### MATERIAL SUPPLIED ###

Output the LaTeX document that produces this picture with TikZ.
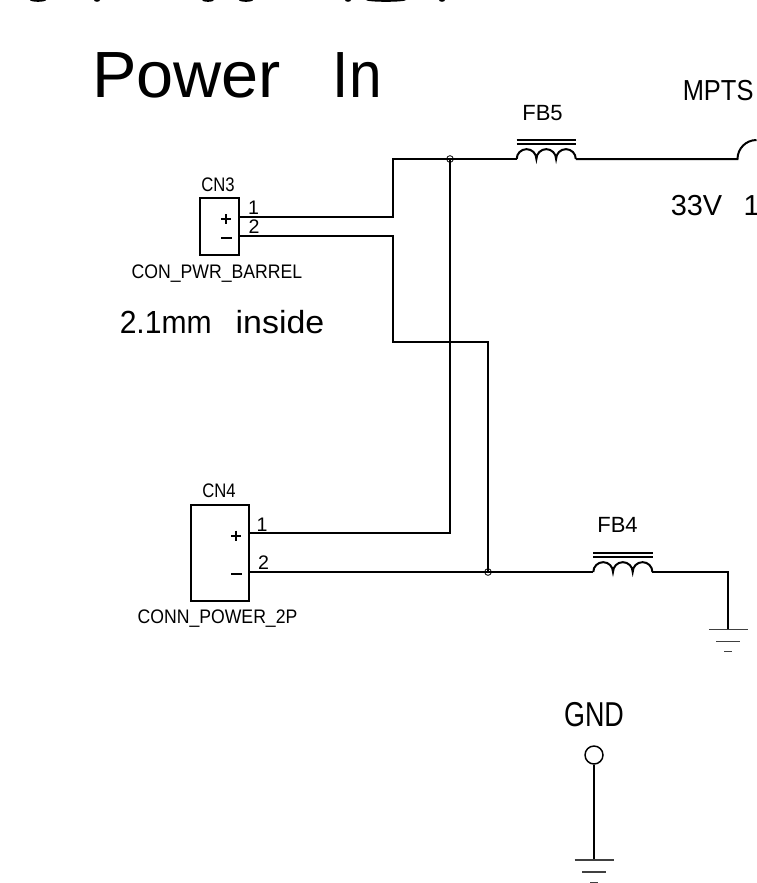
\documentclass[tikz,border=0pt]{standalone}
\usepackage{fontspec}
\setmainfont{Liberation Sans}
\tikzset{
  wire/.style={line width=1.5pt,line join=miter},
  thinw/.style={line width=0.8pt,black!75},
  txt/.style={inner sep=0pt},
  jn/.style={circle,draw,line width=0.6pt,minimum size=5pt,inner sep=0pt},
  pinbox/.style={draw,line width=1.5pt,inner sep=0pt},
}
\newcommand{\lab}[3]{\scalebox{#1}[1]{\fontsize{#2}{#2}\selectfont #3}}
\newcommand{\myinductor}[2]{%
  \draw[wire] (#1,#2) arc[start angle=180,end angle=360,radius=9.85] arc[start angle=180,end angle=360,radius=9.85] arc[start angle=180,end angle=360,radius=9.85];
  \draw[wire,line width=1.3pt] (#1,#2-19) -- ++(59.5,0);
  \draw[wire,line width=1.3pt] (#1,#2-15.2) -- ++(59.5,0);}
\newcommand{\mygnd}[2]{%
  \draw[thinw] (#1-19.5,#2) -- ++(39,0);
  \draw[thinw] (#1-12,#2+12) -- ++(24,0);
  \draw[thinw] (#1-4,#2+22.3) -- ++(8,0);}
\begin{document}
\begin{tikzpicture}[x=0.75pt,y=-0.75pt]
\useasboundingbox (0,0) rectangle (757,883);
\clip (0,0) rectangle (757,883);
% clipped remains of a line of text at the top edge
\fill (38,0) ellipse[x radius=8,y radius=1.8];
\fill (97,0) ellipse[x radius=3,y radius=1.8];
\fill (208,0) ellipse[x radius=6,y radius=1.8];
\fill (246,0) ellipse[x radius=7,y radius=1.8];
\fill (348,0) ellipse[x radius=3,y radius=1.8];
\fill (386,0) ellipse[x radius=20,y radius=1.8];
\fill (442,0) ellipse[x radius=3,y radius=1.8];
% texts
\node[anchor=base west,txt] (title) at (92,97) {\lab{1.02}{49}{Power\hspace{38pt}\scalebox{0.88}[1]{In}}};
\node[anchor=base west,txt] (mpts) at (682.5,100.5) {\lab{0.88}{21.7}{MPTS}};
\node[anchor=base west,txt] (v33) at (670.5,215.5) {\lab{1}{21.7}{33V\hspace{16pt}1A}};
\node[anchor=base,txt] (fb5) at (542.5,120) {\lab{1}{16.5}{FB5}};
\node[anchor=base,txt] (fb4) at (617.5,532.3) {\lab{1}{16.5}{FB4}};
\node[anchor=base,txt] (cn3) at (218,191) {\lab{0.85}{14.7}{CN3}};
\node[anchor=base,txt] (cn4) at (219,497) {\lab{0.85}{14.7}{CN4}};
\node[anchor=base,txt] (cpb) at (217,278) {\lab{0.9}{14.7}{CON\_PWR\_BARREL}};
\node[anchor=base,txt] (cp2) at (217.5,623) {\lab{0.9}{14.7}{CONN\_POWER\_2P}};
\node[anchor=base west,txt] (ins) at (119.5,333) {\lab{1}{24}{\scalebox{0.94}[1]{2.1mm}\hspace{18pt}\scalebox{1.06}[1]{inside}}};
\node[anchor=base,txt] (gnd) at (594,726.5) {\lab{0.78}{25.9}{GND}};
\node[anchor=base,txt] (n31) at (253.5,214) {\lab{1}{14.7}{1}};
\node[anchor=base,txt] (n32) at (254,233) {\lab{1}{14.7}{2}};
\node[anchor=base,txt] (n41) at (262,531) {\lab{1}{14.7}{1}};
\node[anchor=base,txt] (n42) at (263.5,569) {\lab{1}{14.7}{2}};
% connector boxes
\node[pinbox,minimum width=28.9pt,minimum height=42.75pt] (box3) at (219.75,226.5) {};
\node[pinbox,minimum width=43.5pt,minimum height=72pt] (box4) at (219.7,552.7) {};
% plus and minus
\draw[wire] (221,219) -- (231,219) (226,214) -- (226,224);
\draw[wire] (221,238) -- (232,238);
\draw[wire] (231,535.7) -- (241,535.7) (236,530.7) -- (236,540.7);
\draw[wire] (231,574) -- (242,574);
% named points
\coordinate (p31) at (box3.east |- 0,216.5);
\coordinate (p32) at (box3.east |- 0,235.5);
\coordinate (p41) at (box4.east |- 0,533.3);
\coordinate (p42) at (box4.east |- 0,572);
\coordinate (a1) at (392.5,216.5);
\coordinate (a2) at (392.5,159);
\coordinate (b1) at (392.5,235.5);
\coordinate (b2) at (392.5,342);
\coordinate (b3) at (488,342);
\coordinate (c1) at (450,533.3);
\node[jn] (j1) at (450,159) {};
\node[jn] (j2) at (488,572) {};
\coordinate (fb5l) at (516.7,159);
\coordinate (fb5r) at (575.8,159);
\coordinate (mp) at (737.5,159);
\coordinate (fb4l) at (593.3,572);
\coordinate (fb4r) at (652.4,572);
\coordinate (g1) at (728.3,572);
\coordinate (g2) at (728.3,629.3);
\node[circle,draw,line width=1.1pt,minimum size=13.5pt,inner sep=0pt] (tp) at (594,755) {};
\coordinate (g3) at (594,860);
% wires
\draw[wire] (p31) -- (a1) -- (a2) -- (j1.center) -- (fb5l);
\draw[wire] (fb5r) -- (mp) arc[start angle=180,end angle=270,radius=19];
\draw[wire] (p32) -- (b1) -- (b2) -- (b3) -- (j2.center);
\draw[wire] (j1.center) -- (c1) -- (p41);
\draw[wire] (p42) -- (j2.center) -- (fb4l);
\draw[wire] (fb4r) -- (g1) -- (g2);
\draw[line width=1.1pt] (tp) -- (g3);
\myinductor{516.7}{159}
\myinductor{593.3}{572}
\mygnd{728.3}{629.3}
\mygnd{594}{860}
\end{tikzpicture}
\end{document}
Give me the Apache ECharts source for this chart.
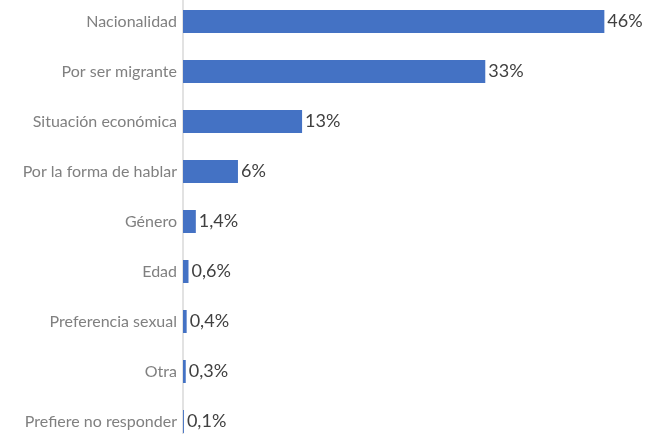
<!DOCTYPE html>
<html><head><meta charset="utf-8">
<script src="https://cdn.jsdelivr.net/npm/echarts@6/dist/echarts.min.js"></script>
<style>html,body{margin:0;padding:0;background:#fff;overflow:hidden}#c{width:659px;height:460px;margin-top:-13px}</style>
</head><body><div id="c"></div>
<script>
const categories = ["Nacionalidad","Por ser migrante","Situación económica","Por la forma de hablar","Género","Edad","Preferencia sexual","Otra","Prefiere no responder"];
const values = [46, 33, 13, 6, 1.4, 0.6, 0.4, 0.3, 0.1];
const labels = ["46%","33%","13%","6%","1,4%","0,6%","0,4%","0,3%","0,1%"];

const chart = echarts.init(document.getElementById('c'), null, {renderer:'canvas'});
chart.setOption({
  animation:false,
  grid:{left:183, top:9.5, right:18, height:450, containLabel:false},
  xAxis:{type:'value', min:0, max:50, show:false},
  yAxis:{type:'category', inverse:true, data:categories,
    axisLine:{show:true, lineStyle:{color:'#d9d9d9', width:1.5}},
    axisTick:{show:false},
    axisLabel:{margin:6, color:'#808080', fontSize:16, fontFamily:'Lato'}},
  series:[{type:'bar', data:values, barWidth:23,
    itemStyle:{color:'#4472C4'},
    label:{show:true, position:'right', distance:3, color:'#404040', fontSize:18, fontFamily:'Lato',
      formatter:p=>labels[p.dataIndex]}}]
});
</script></body></html>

###

WHAT IS REQUIRED
Omit every picture, then reproduce the rest of the listing exactly.

WRITTEN REPLY
Output the LaTeX document that produces this picture with TikZ.
\documentclass[tikz,border=0pt]{standalone}
\usepackage{fontspec}
\setmainfont{Liberation Sans}
\tikzset{
  wire/.style={line width=1.5pt,line join=miter},
  thinw/.style={line width=0.8pt,black!75},
  txt/.style={inner sep=0pt},
  jn/.style={circle,draw,line width=0.6pt,minimum size=5pt,inner sep=0pt},
  pinbox/.style={draw,line width=1.5pt,inner sep=0pt},
}
\newcommand{\lab}[3]{\scalebox{#1}[1]{\fontsize{#2}{#2}\selectfont #3}}
\newcommand{\myinductor}[2]{%
  \draw[wire] (#1,#2) arc[start angle=180,end angle=360,radius=9.85] arc[start angle=180,end angle=360,radius=9.85] arc[start angle=180,end angle=360,radius=9.85];
  \draw[wire,line width=1.3pt] (#1,#2-19) -- ++(59.5,0);
  \draw[wire,line width=1.3pt] (#1,#2-15.2) -- ++(59.5,0);}
\newcommand{\mygnd}[2]{%
  \draw[thinw] (#1-19.5,#2) -- ++(39,0);
  \draw[thinw] (#1-12,#2+12) -- ++(24,0);
  \draw[thinw] (#1-4,#2+22.3) -- ++(8,0);}
\begin{document}
\begin{tikzpicture}[x=0.75pt,y=-0.75pt]
\useasboundingbox (0,0) rectangle (757,883);
\clip (0,0) rectangle (757,883);
% clipped remains of a line of text at the top edge
\fill (38,0) ellipse[x radius=8,y radius=1.8];
\fill (97,0) ellipse[x radius=3,y radius=1.8];
\fill (208,0) ellipse[x radius=6,y radius=1.8];
\fill (246,0) ellipse[x radius=7,y radius=1.8];
\fill (348,0) ellipse[x radius=3,y radius=1.8];
\fill (386,0) ellipse[x radius=20,y radius=1.8];
\fill (442,0) ellipse[x radius=3,y radius=1.8];
% texts
\node[anchor=base west,txt] (title) at (92,97) {\lab{1.02}{49}{Power\hspace{38pt}\scalebox{0.88}[1]{In}}};
\node[anchor=base west,txt] (mpts) at (682.5,100.5) {\lab{0.88}{21.7}{MPTS}};
\node[anchor=base west,txt] (v33) at (670.5,215.5) {\lab{1}{21.7}{33V\hspace{16pt}1A}};
\node[anchor=base,txt] (fb5) at (542.5,120) {\lab{1}{16.5}{FB5}};
\node[anchor=base,txt] (fb4) at (617.5,532.3) {\lab{1}{16.5}{FB4}};
\node[anchor=base,txt] (cn3) at (218,191) {\lab{0.85}{14.7}{CN3}};
\node[anchor=base,txt] (cn4) at (219,497) {\lab{0.85}{14.7}{CN4}};
\node[anchor=base,txt] (cpb) at (217,278) {\lab{0.9}{14.7}{CON\_PWR\_BARREL}};
\node[anchor=base,txt] (cp2) at (217.5,623) {\lab{0.9}{14.7}{CONN\_POWER\_2P}};
\node[anchor=base west,txt] (ins) at (119.5,333) {\lab{1}{24}{\scalebox{0.94}[1]{2.1mm}\hspace{18pt}\scalebox{1.06}[1]{inside}}};
\node[anchor=base,txt] (gnd) at (594,726.5) {\lab{0.78}{25.9}{GND}};
\node[anchor=base,txt] (n31) at (253.5,214) {\lab{1}{14.7}{1}};
\node[anchor=base,txt] (n32) at (254,233) {\lab{1}{14.7}{2}};
\node[anchor=base,txt] (n41) at (262,531) {\lab{1}{14.7}{1}};
\node[anchor=base,txt] (n42) at (263.5,569) {\lab{1}{14.7}{2}};
% connector boxes
\node[pinbox,minimum width=28.9pt,minimum height=42.75pt] (box3) at (219.75,226.5) {};
\node[pinbox,minimum width=43.5pt,minimum height=72pt] (box4) at (219.7,552.7) {};
% plus and minus
\draw[wire] (221,219) -- (231,219) (226,214) -- (226,224);
\draw[wire] (221,238) -- (232,238);
\draw[wire] (231,535.7) -- (241,535.7) (236,530.7) -- (236,540.7);
\draw[wire] (231,574) -- (242,574);
% named points
\coordinate (p31) at (box3.east |- 0,216.5);
\coordinate (p32) at (box3.east |- 0,235.5);
\coordinate (p41) at (box4.east |- 0,533.3);
\coordinate (p42) at (box4.east |- 0,572);
\coordinate (a1) at (392.5,216.5);
\coordinate (a2) at (392.5,159);
\coordinate (b1) at (392.5,235.5);
\coordinate (b2) at (392.5,342);
\coordinate (b3) at (488,342);
\coordinate (c1) at (450,533.3);
\node[jn] (j1) at (450,159) {};
\node[jn] (j2) at (488,572) {};
\coordinate (fb5l) at (516.7,159);
\coordinate (fb5r) at (575.8,159);
\coordinate (mp) at (737.5,159);
\coordinate (fb4l) at (593.3,572);
\coordinate (fb4r) at (652.4,572);
\coordinate (g1) at (728.3,572);
\coordinate (g2) at (728.3,629.3);
\node[circle,draw,line width=1.1pt,minimum size=13.5pt,inner sep=0pt] (tp) at (594,755) {};
\coordinate (g3) at (594,860);
% wires
\draw[wire] (p31) -- (a1) -- (a2) -- (j1.center) -- (fb5l);
\draw[wire] (fb5r) -- (mp) arc[start angle=180,end angle=270,radius=19];
\draw[wire] (p32) -- (b1) -- (b2) -- (b3) -- (j2.center);
\draw[wire] (j1.center) -- (c1) -- (p41);
\draw[wire] (p42) -- (j2.center) -- (fb4l);
\draw[wire] (fb4r) -- (g1) -- (g2);
\draw[line width=1.1pt] (tp) -- (g3);
\myinductor{516.7}{159}
\myinductor{593.3}{572}
\mygnd{728.3}{629.3}
\mygnd{594}{860}
\end{tikzpicture}
\end{document}
Give me the Apache ECharts source for this chart.
<!DOCTYPE html>
<html><head><meta charset="utf-8">
<script src="https://cdn.jsdelivr.net/npm/echarts@6/dist/echarts.min.js"></script>
<style>html,body{margin:0;padding:0;background:#fff;overflow:hidden}#c{width:659px;height:460px;margin-top:-13px}</style>
</head><body><div id="c"></div>
<script>
const categories = ["Nacionalidad","Por ser migrante","Situación económica","Por la forma de hablar","Género","Edad","Preferencia sexual","Otra","Prefiere no responder"];
const values = [46, 33, 13, 6, 1.4, 0.6, 0.4, 0.3, 0.1];
const labels = ["46%","33%","13%","6%","1,4%","0,6%","0,4%","0,3%","0,1%"];

const chart = echarts.init(document.getElementById('c'), null, {renderer:'canvas'});
chart.setOption({
  animation:false,
  grid:{left:183, top:9.5, right:18, height:450, containLabel:false},
  xAxis:{type:'value', min:0, max:50, show:false},
  yAxis:{type:'category', inverse:true, data:categories,
    axisLine:{show:true, lineStyle:{color:'#d9d9d9', width:1.5}},
    axisTick:{show:false},
    axisLabel:{margin:6, color:'#808080', fontSize:16, fontFamily:'Lato'}},
  series:[{type:'bar', data:values, barWidth:23,
    itemStyle:{color:'#4472C4'},
    label:{show:true, position:'right', distance:3, color:'#404040', fontSize:18, fontFamily:'Lato',
      formatter:p=>labels[p.dataIndex]}}]
});
</script></body></html>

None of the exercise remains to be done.